Saturday, July 26, 2014

WHEN we dock at the Iloilo pier from Bacolod, we are actually docking at the wharf named after an important figure in Iloilo history who also figured prominently in Negros.

Muelle Loney or the Loney Wharf gives us a beautiful sweeping view of the Iloilo harbor. On a sunny day when the sea is calm, the sight is breathtaking.

Although the muelle (locally pronounced “molye”) has gained an unsavory reputation as a place replete with dubious characters as most areas surrounding a pier usually becomes, the man after whom it is named was a fine gentleman who greatly developed the sugar industry in Iloilo and Negros.


In 1856, an Englishman from Plymouth by the name of Nicholas Loney settled in the Visayas where he was assigned as vice-consul in Iloilo by the British Consul to Manila John Farren who, in turn, was assigned to the Philippines for 20 years.

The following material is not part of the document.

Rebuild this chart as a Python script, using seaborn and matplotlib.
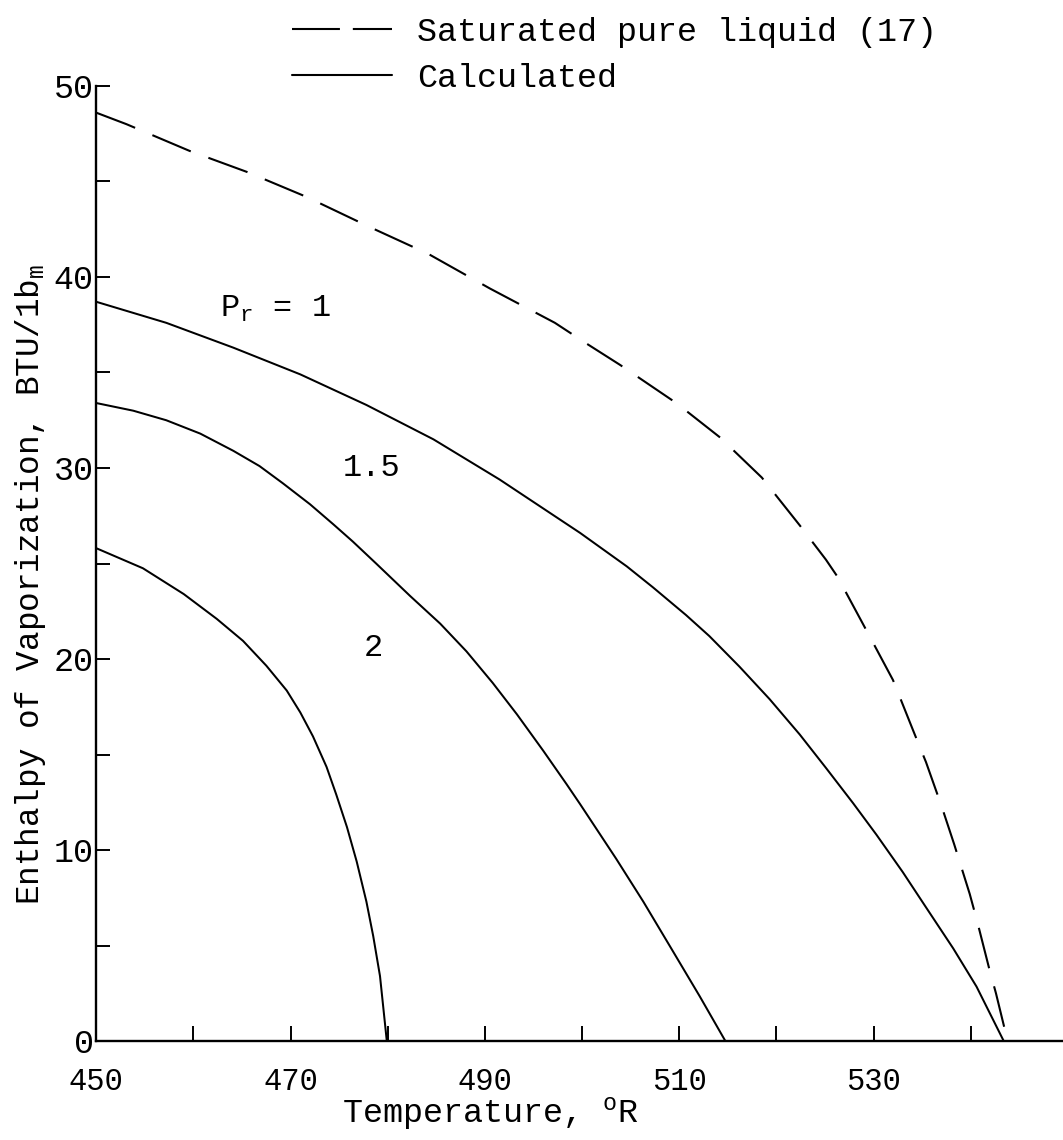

Farren only had good words for Loney. The former said that Loney is “a gentleman of integrity, intelligence, zeal and public spirit.”

Somewhere at the port, one can see the tall and lean figure of Nicholas Loney immortalized in a sculpture on a pedestal with etched (and now quite defaced) wordings: In memory of Nicholas Loney of Plymouth, England who was Her Majesty’s vice consul in his post. Died April 22, 1869 aged 43 years.

Somewhere in a short street behind the statue is the ancient Ker and Co. office. Loney opened his own trading house under the name of Loney and Ker Co. He had decided to make his fortune in our country. Carlos Quirino, a prominent historian, wrote that “he imported cane cuttings from Sumatra and brought machineries from England and Scotland. He sold the machinery to local planters on easy installments, with a low rate of interest. Then he built a stone warehouse on a swampy seashore land. This he and other local businessmen developed into a wharf, where deep-sea vessels could dock.” He was also said to be the inventor of the crop loan.

Loney managed to considerably raise the standard of living of the Ilonggos despite staying in the city for only six years. It was also despite being full of frustration over the general work attitude of the people. The islanders were generally lazy and once in possession of “a real or two” would not work at all. He said of Iloilo, in fact, “the most astonishing place for not being able to do anything out of the usual course of things I ever saw.”

Although Nicholas Loney is more affiliated with Iloilo and even has the port named after him, it wasn’t only Iloilo that benefited from his wisdom and foresight but also the nearby island of Negros.

In Negros, virgin land was cheap and Loney was able to buy a large farm here. The vice-consul also encouraged planters to follow suit and sold them the latest machineries and equipment for milling and sugarcane cultivation. According to historian Carlos Quirino, before the move to Negros, the island produced merely around 3,000 piculs of sugar. Then, it produced 618,129 by 1880. By 1893, the figure went up to 1,800,000 piculs.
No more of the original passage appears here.